Hailed as “a startlingly subtle and visionary pianist” with “a rare blend of charm and mastery”, Croatian pianist Aljoša Jurinić [al-yo-sha YOO-ri-nich] has established himself as a laureate of the world's most prestigious piano competitions. Following his win at the 2012 International Robert Schumann Competition in the composer’s hometown of Zwickau, he was a laureate at the 2016 Queen Elisabeth Piano Competition and the 2018 Leeds International Piano Competition, as well as a finalist at the 2015 International Chopin Piano Competition in Warsaw.

Aljoša has appeared as a soloist and with orchestras at prominent venues in around 40 countries across five continents, including New York's Carnegie Hall, Wiener Musikverein, Salle Cortot in Paris, Gasteig in Munich, Tokyo Opera City Concert Hall, Osaka Symphony Hall, La Sala Verdi in Milan, BOZAR in Brussels, Lisinski Concert Hall in Zagreb, and many others. Further highlights include a 35-day solo recital tour across China and five sold-out performances in a row of Tchaikovsky’s Piano Concerto No. 1 in Croatia.

His music is featured on six albums, including three solo releases: Chopin Alive (CristoforiumArt, 2016), Correspondances (KNS Classical, 2020), and Chopin: Sonatas No. 2 and No. 3 (Longplay Classical, 2025).  A sought-after chamber musician, Aljoša has collaborated with world-renowned musicians such as Kian Soltani (cello), Luka Šulić (cello), Petrit Çeku (guitar), and Krešimir Stražanac (bass-baritone), to name a few. In 2019, the president of Croatia awarded him the Order of the Morning Star for outstanding achievements in culture and the international promotion of his country.
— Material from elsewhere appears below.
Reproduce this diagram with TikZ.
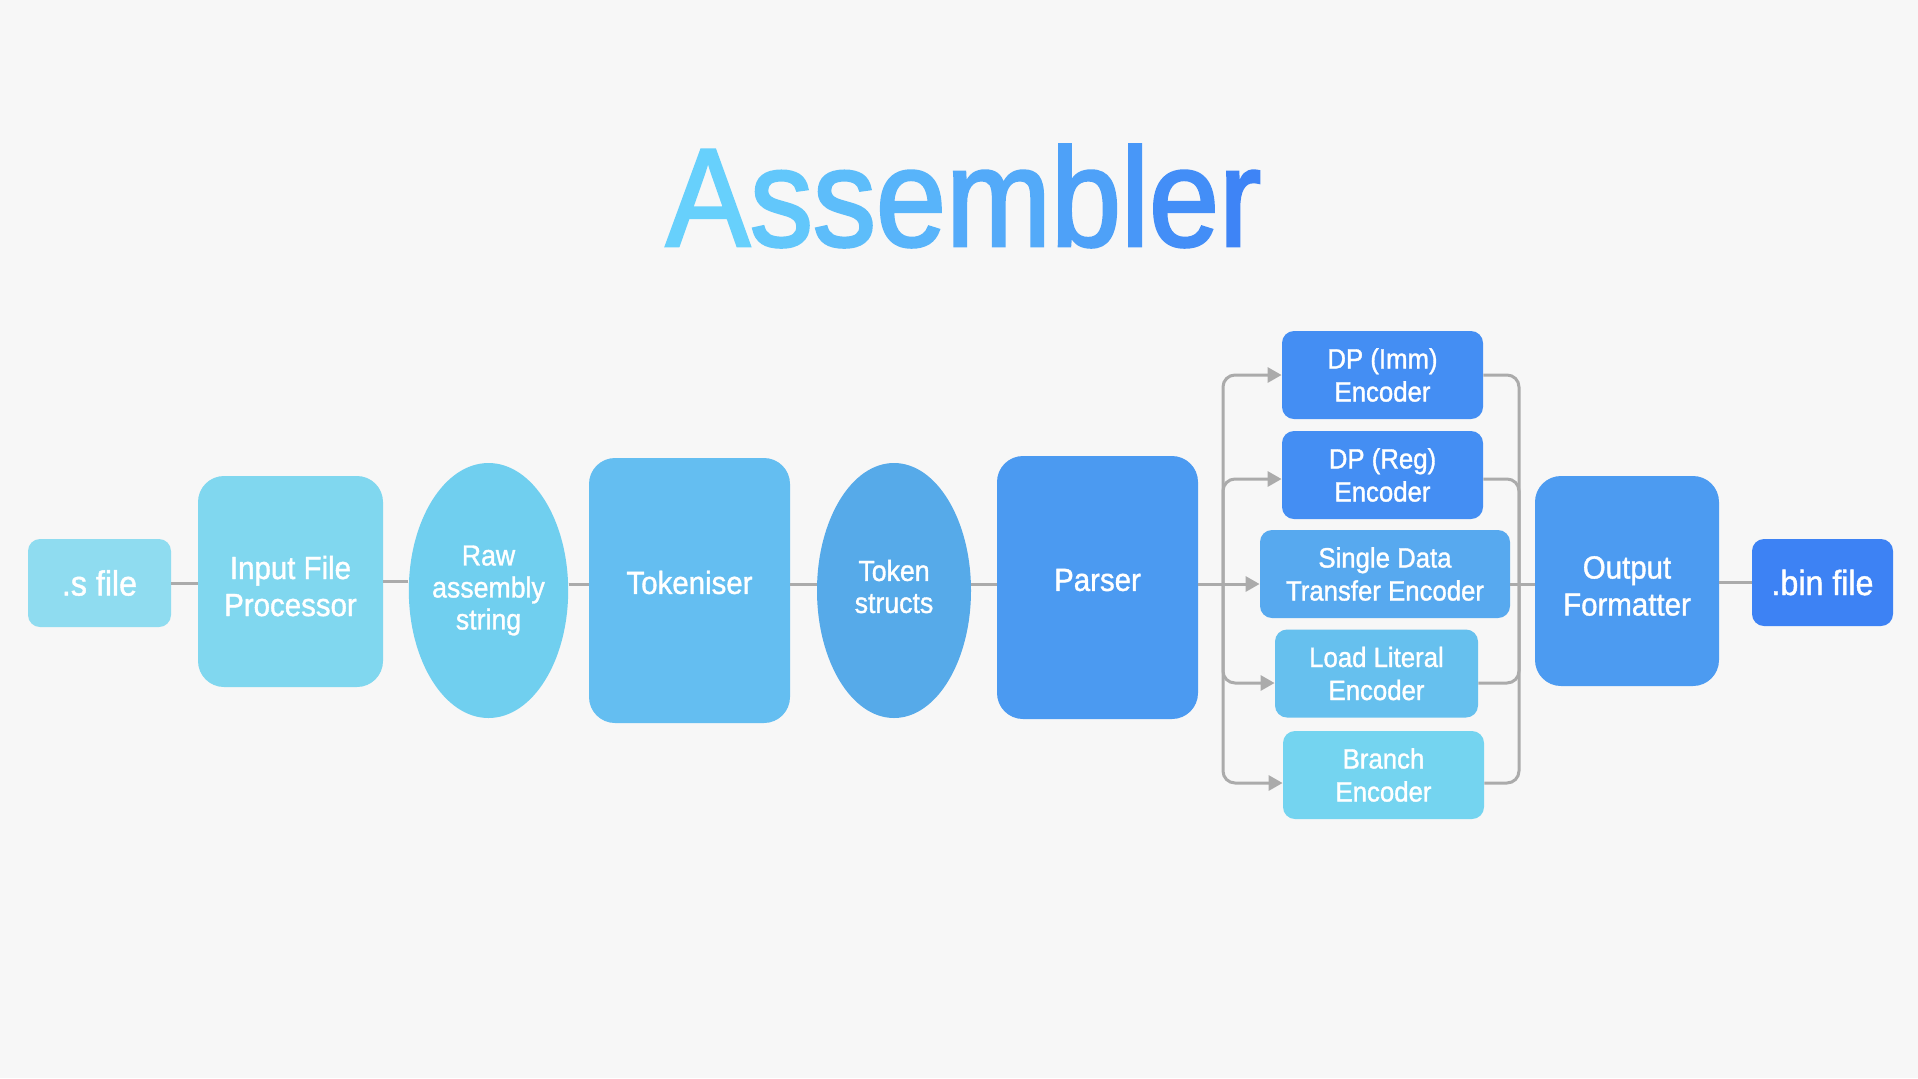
\documentclass[tikz,border=0pt]{standalone}
\usepackage{fontspec}
\setmainfont[FakeStretch=0.92, FakeBold=1.2]{Liberation Sans}
\newfontfamily\titlefont[FakeStretch=0.9, FakeBold=2]{Liberation Sans}
\usepackage{tikz}
\usetikzlibrary{shapes.geometric,arrows.meta,positioning,calc}
\definecolor{bgcolor}{HTML}{F7F7F7}
\definecolor{linecolor}{HTML}{ABABAB}
\definecolor{ttlL}{HTML}{67D0FC}
\definecolor{ttlR}{HTML}{3E84F6}
\definecolor{sfilecolor}{HTML}{8FDCF0}
\definecolor{ifpcolor}{HTML}{80D7EF}
\definecolor{rawcolor}{HTML}{70CFEF}
\definecolor{tokcolor}{HTML}{64BEF1}
\definecolor{structcolor}{HTML}{56AAE9}
\definecolor{parsercolor}{HTML}{4B9AF1}
\definecolor{dpcolor}{HTML}{448EF3}
\definecolor{sdtcolor}{HTML}{57A9EF}
\definecolor{litcolor}{HTML}{66C0EE}
\definecolor{branchcolor}{HTML}{74D4F0}
\definecolor{outcolor}{HTML}{4C9BF1}
\definecolor{bincolor}{HTML}{3D82F4}

\begin{document}
\begin{tikzpicture}[
    x=0.5pt, y=-0.5pt,
    box/.style={rectangle, rounded corners=13pt, text=white, align=center, inner sep=0pt,
        font=\fontsize{16}{18.5}\selectfont},
    smallbox/.style={box, rounded corners=6pt, font=\fontsize{17.5}{20}\selectfont},
    blob/.style={ellipse, text=white, align=center, inner sep=0pt,
        minimum width=77pt, minimum height=127.5pt, font=\fontsize{14.5}{16}\selectfont},
    enc/.style={box, rounded corners=6pt, minimum height=44pt, font=\fontsize{14}{16.5}\selectfont},
    conn/.style={draw=linecolor, line width=1.5pt},
    arr/.style={conn, -{Triangle[length=7pt, width=7.5pt]}},
    % nudge the text inside the tall boxes
    textup/.style={text height=11.7pt, text depth=8.3pt},
    textdown/.style={text height=34.5pt, text depth=0pt}
]
    \fill[bgcolor] (0,0) rectangle (1918,1078);

    % Title
    \node[font=\titlefont\fontsize{70}{80}\selectfont, anchor=base, inner sep=0pt] (title) at (963.5,246)
        {\color{ttlR!0!ttlL}A\color{ttlR!12!ttlL}s\color{ttlR!25!ttlL}s\color{ttlR!37!ttlL}e\color{ttlR!50!ttlL}m\color{ttlR!62!ttlL}b\color{ttlR!75!ttlL}l\color{ttlR!87!ttlL}e\color{ttlR!100!ttlL}r};

    % Main pipeline
    \node[smallbox, fill=sfilecolor, minimum width=71.5pt, minimum height=44pt] (sfile) at (99.5,583) {.s file};
    \node[box, textdown, fill=ifpcolor, minimum width=92.5pt, minimum height=105.5pt] (ifp) at (290.5,581.5) {Input File\\Processor};
    \node[blob, fill=rawcolor] (raw) at (488.5,590.5) {Raw\\assembly\\string};
    \node[box, textup, fill=tokcolor, minimum width=100.5pt, minimum height=132.5pt] (tokeniser) at (689.5,590.5) {Tokeniser};
    \node[blob, text height=22.4pt, text depth=0pt, fill=structcolor] (structs) at (894,590.5) {Token\\structs};
    \node[box, textup, fill=parsercolor, minimum width=100.5pt, minimum height=131.5pt] (parser) at (1097.5,587.5) {Parser};

    % Encoders
    \node[enc, fill=dpcolor, minimum width=100.5pt] (dpimm) at (1382.5,375) {DP (Imm)\\Encoder};
    \node[enc, fill=dpcolor, minimum width=100.5pt] (dpreg) at (1382.5,475) {DP (Reg)\\Encoder};
    \node[enc, fill=sdtcolor, minimum width=125pt] (sdt) at (1385,574) {Single Data\\Transfer Encoder};
    \node[enc, fill=litcolor, minimum width=101.5pt] (lit) at (1376.5,673.5) {Load Literal\\Encoder};
    \node[enc, fill=branchcolor, minimum width=100.5pt] (branch) at (1383.5,775) {Branch\\Encoder};

    % Output side
    \node[box, textdown, fill=outcolor, minimum width=92pt, minimum height=105pt] (outfmt) at (1627,581) {Output\\Formatter};
    \node[smallbox, fill=bincolor, minimum width=70.5pt, minimum height=43.5pt] (bin) at (1822.5,582.5) {.bin file};

    % Pipeline links
    \draw[conn] (sfile.east) -- (sfile.east -| ifp.west);
    \draw[conn] (ifp.east) -- (ifp.east -| raw.west);
    \draw[conn] (raw.east |- 0,584) -- (tokeniser.west |- 0,584);
    \draw[conn] (tokeniser.east |- 0,584) -- (structs.west |- 0,584);
    \draw[conn] (structs.east |- 0,584) -- (parser.west |- 0,584);

    % Split to encoders
    \coordinate (splitL) at (1223,584);
    \coordinate (splitR) at (1519,584);
    \draw[conn] (parser.east |- splitL) -- (splitL);
    \draw[arr] (splitL) -- (splitL -| sdt.west);
    \foreach \e/\dy in {dpimm/0, dpreg/-2, lit/-4.75, branch/-4} {
        \draw[arr, rounded corners=6pt] (splitL) |- ([yshift=\dy pt]\e.west);
        \draw[conn, rounded corners=6pt] ([yshift=\dy pt]\e.east) -| (splitR);
    }
    \draw[conn] (sdt.east |- splitR) -- (splitR -| outfmt.west);
    \draw[conn] (outfmt.east |- bin) -- (bin.west);
\end{tikzpicture}
\end{document}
Aljoša holds a Doctor of Musical Arts (DMA) degree from the University of Toronto and a Konzertexamen from the University of Music Franz Liszt Weimar. His artistic development has been shaped by renowned pianists and pedagogues across Croatia, Austria, Italy, Germany, and Canada. Currently based in Boston, USA, he is a Visiting Artist at the Massachusetts Institute of Technology's (MIT) Immersion Lab, where he collaborates on research projects investigating the biomechanics of piano playing.